The petition is lengthy, comprising some 46 printed pages, the allegations of which, for convenience in disposing of the case, may be grouped into three categories. They charge the defendant with (1) corruption, misconduct, and extortion in office — based on the allegation contained in Article V of the petition that Judge Meraux, through the approval of fake bills for grand and petit *503 jury expenses, manipulated the payment of his personal purchases at the store of L. T. Fontenelle by the Police jrgy of Plaque-mines Parish; (2) favoritism, oppression, incompetence, malfeasance, non-feasance, and misdemeanors in office — based on the allegations contained in Articles VI through XXXI (with the exception of those contained in Article XXIX, which have been abandoned), which have reference to his handling of certain criminal and political cases, including the sentencing of convicted persons, the illegal suspension of sentences and release of prisoners, his treatment of persons charged with crimes, the unlawful trial of cases involving voters of the district without a jury, the absenting of himself to delay action in election cases in order to favor the candidates supported by his political party, and his failure to recuse himself in cases where he was required to do so by law; and (3) malfeasance and incompetency in the handling of civil cases —based on the allegations to be found in Article XXX in support of the charge that Judge Meraux operated a “divorce and annulment racket,” as evidenced by a hundred specifically enumerated cases.

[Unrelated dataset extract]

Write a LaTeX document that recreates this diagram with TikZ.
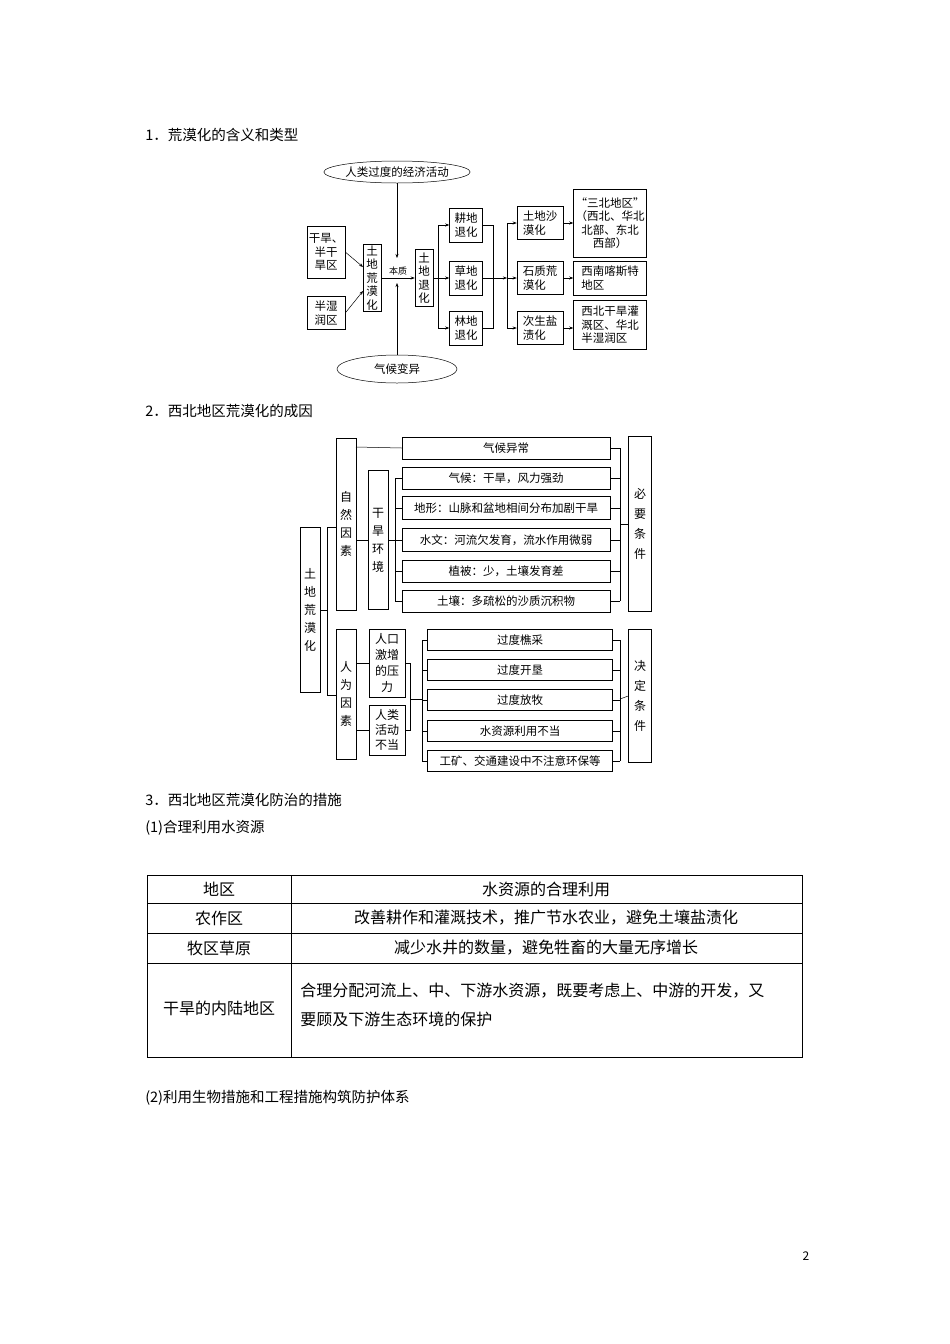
\documentclass[tikz,border=0pt]{standalone}
\usepackage{fontspec}
\setmainfont{Noto Sans CJK SC}
\usetikzlibrary{shapes.geometric,arrows.meta}
\begin{document}
\begin{tikzpicture}[x=1pt,y=-1pt,
 bx/.style={draw,inner sep=0pt,align=center},
 v1/.style={bx,font=\fontsize{11.5}{13.5}\selectfont},
 v2/.style={bx,font=\fontsize{12}{18}\selectfont},
 hb/.style={bx,font=\fontsize{11.5}{14}\selectfont,minimum width=208},
 mb/.style={bx,font=\fontsize{11.5}{14}\selectfont,minimum width=185,minimum height=21},
 ar/.style={-{Stealth[length=4pt,width=3pt]}},
 ln/.style={line width=0.5pt},
 hd/.style={anchor=west,inner sep=0pt,font=\fontsize{14.5}{17}\selectfont},
 tt/.style={inner sep=0pt,font=\fontsize{16}{29}\selectfont}]
\useasboundingbox (0,0) rectangle (950,1344);
\fill[white] (0,0) rectangle (950,1344);
\begin{scope}[ln]
\node[hd] (h1) at (145,135) {1．荒漠化的含义和类型};
\node[hd] (h2) at (145,411) {2．西北地区荒漠化的成因};
\node[hd] (h3) at (145,800) {3．西北地区荒漠化防治的措施};
\node[hd] (h4) at (145,828) {(1)合理利用水资源};
\node[hd] (h5) at (145,1098) {(2)利用生物措施和工程措施构筑防护体系};
\node[inner sep=0pt,font=\fontsize{12}{14}\selectfont] (pg) at (806,1256) {2};
% diagram 1
\node[draw,ellipse,inner sep=0pt,minimum width=128,minimum height=22,font=\fontsize{11.5}{13}\selectfont] (e1) at (397,172) {人类过度的经济活动};
\node[draw,ellipse,inner sep=0pt,minimum width=120,minimum height=28,font=\fontsize{11.5}{13}\selectfont] (e2) at (397,369) {气候变异};
\node[v1,minimum width=38,minimum height=52] (a1) at (326,252) {干旱、\\半干\\旱区};
\node[v1,minimum width=38,minimum height=33] (a2) at (326,313) {半湿\\润区};
\node[v1,minimum width=18,minimum height=67] (b) at (372,278) {土\\地\\荒\\漠\\化};
\node[v1,minimum width=18,minimum height=57] (c) at (424,278) {土\\地\\退\\化};
\coordinate (b1) at (363,267); \coordinate (b2) at (363,291);
\draw[ar] (a1.east) -- (b1);
\draw[ar] (a2.east) -- (b2);
\draw[ar] (b.east) -- (c.west);
\node[inner sep=0pt,font=\fontsize{9}{10}\selectfont] (bz) at (398,271) {本质};
\coordinate (t1) at (397,258); \coordinate (t2) at (397,283);
\draw[ar] (e1.south) -- (t1);
\draw[ar] (e2.north) -- (t2);
\node[v1,minimum width=33,minimum height=34] (d1) at (466,225) {耕地\\退化};
\node[v1,minimum width=33,minimum height=34] (d2) at (466,278) {草地\\退化};
\node[v1,minimum width=33,minimum height=34] (d3) at (466,328) {林地\\退化};
\draw (c.east) -- (438,278);
\draw (438,225) -- (438,328);
\draw[ar] (438,225) -- (d1.west);
\draw[ar] (438,278) -- (d2.west);
\draw[ar] (438,328) -- (d3.west);
\draw (d1.east) -- (493,225) -- (493,328) -- (d3.east);
\draw[ar] (d2.east) -- (507,278);
\draw (507,223) -- (507,328);
\node[v1,minimum width=46,minimum height=33,align=left] (f1) at (540,223) {土地沙\\漠化};
\node[v1,minimum width=46,minimum height=33,align=left] (f2) at (540,278) {石质荒\\漠化};
\node[v1,minimum width=46,minimum height=33,align=left] (f3) at (540,328) {次生盐\\渍化};
\draw[ar] (507,223) -- (f1.west);
\draw[ar] (507,278) -- (f2.west);
\draw[ar] (507,328) -- (f3.west);
\node[v1,minimum width=73,minimum height=68] (g1) at (610,223) {“三北地区”\\（西北、华北\\北部、东北\\西部）};
\node[v1,minimum width=73,minimum height=34,align=left] (g2) at (610,278) {西南喀斯特\\地区};
\node[v1,minimum width=73,minimum height=49,align=left] (g3) at (610,325) {西北干旱灌\\溉区、华北\\半湿润区};
\draw[ar] (f1.east) -- (g1.west |- f1.east);
\draw[ar] (f2.east) -- (g2.west |- f2.east);
\draw[ar] (f3.east) -- (g3.west |- f3.east);
% diagram 2
\node[v2,minimum width=20,minimum height=165] (L) at (310,610) {土\\地\\荒\\漠\\化};
\node[v2,minimum width=20,minimum height=172] (N) at (346,524) {自\\然\\因\\素};
\node[v2,minimum width=20,minimum height=130] (R) at (346,694) {人\\为\\因\\素};
\draw (L.east) -- (327,610);
\draw (336,527) -- (327,527) -- (327,695) -- (336,695);
\node[hb,minimum height=22] (K0) at (506,448) {气候异常};
\draw (356,447) -- (K0.west);
\node[v2,minimum width=20,minimum height=139] (D) at (378,540) {干\\旱\\环\\境};
\draw (356,540) -- (D.west);
\node[hb,minimum height=22] (K1) at (506,478) {气候：干旱，风力强劲};
\node[hb,minimum height=23] (K2) at (506,508) {地形：山脉和盆地相间分布加剧干旱};
\node[hb,minimum height=23] (K3) at (506,540) {水文：河流欠发育，流水作用微弱};
\node[hb,minimum height=22] (K4) at (506,571) {植被：少，土壤发育差};
\node[hb,minimum height=22] (K5) at (506,601) {土壤：多疏松的沙质沉积物};
\draw (D.east) -- (395,540);
\draw (395,478) -- (395,601);
\foreach \k in {K1,K2,K3,K4,K5} \draw (395,0 |- \k.west) -- (\k.west);
\node[v2,minimum width=23,minimum height=175,font=\fontsize{12}{20}\selectfont] (NB) at (640,524) {必\\要\\条\\件};
\foreach \k in {K0,K1,K2,K3,K4,K5} \draw (\k.east) -- (620,0 |- \k.east);
\draw (620,448) -- (620,601);
\draw (620,524) -- (NB.west);
\node[v1,minimum width=36,minimum height=68,font=\fontsize{12}{16}\selectfont] (P1) at (387,663) {人口\\激增\\的压\\力};
\node[v1,minimum width=36,minimum height=50,font=\fontsize{12}{15}\selectfont] (P2) at (387,730) {人类\\活动\\不当};
\draw (356,663) -- (P1.west);
\draw (356,730) -- (P2.west);
\draw (P1.east) -- (410,663) -- (410,730) -- (P2.east);
\draw (410,699) -- (422,699);
\draw (422,640) -- (422,761);
\node[mb] (M1) at (520,640) {过度樵采};
\node[mb] (M2) at (520,670) {过度开垦};
\node[mb] (M3) at (520,700) {过度放牧};
\node[mb] (M4) at (520,731) {水资源利用不当};
\node[mb] (M5) at (520,761) {工矿、交通建设中不注意环保等};
\foreach \k in {M1,M2,M3,M4,M5} {\draw (422,0 |- \k.west) -- (\k.west); \draw (\k.east) -- (620,0 |- \k.east);}
\draw (620,640) -- (620,761);
\node[v2,minimum width=23,minimum height=133,font=\fontsize{12}{20}\selectfont] (DB) at (640,696) {决\\定\\条\\件};
\draw (620,699) -- (DB.west);
% table
\draw (147,875) rectangle (802,1057);
\draw (147,903) -- (802,903);
\draw (147,933) -- (802,933);
\draw (147,963) -- (802,963);
\draw (291,875) -- (291,1057);
\node[tt] (r1a) at (219,889) {地区};
\node[tt] (r1b) at (546,889) {水资源的合理利用};
\node[tt] (r2a) at (219,918) {农作区};
\node[tt] (r2b) at (546,918) {改善耕作和灌溉技术，推广节水农业，避免土壤盐渍化};
\node[tt] (r3a) at (219,948) {牧区草原};
\node[tt] (r3b) at (546,948) {减少水井的数量，避免牲畜的大量无序增长};
\node[tt] (r4a) at (219,1008) {干旱的内陆地区};
\node[tt,anchor=north west,align=left] (r4b) at (300,983) {合理分配河流上、中、下游水资源，既要考虑上、中游的开发，又\\要顾及下游生态环境的保护};
\end{scope}
\end{tikzpicture}
\end{document}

The judge first interposed exceptions of no cause and no right of action, as well as a motion to strike from the petition those allegations having reference to his actions prior to his election to his present term of office in 1936, which were overruled by this court. See 195 La. 987, 197 So. 683.

On the merits the defendant answered denying that the suit was brought on the request of citizens and taxpayers of St. Bernard and Plaquemines parishes and averring that the same was both instigated and instituted by Leander H. Perez for purely political reasons.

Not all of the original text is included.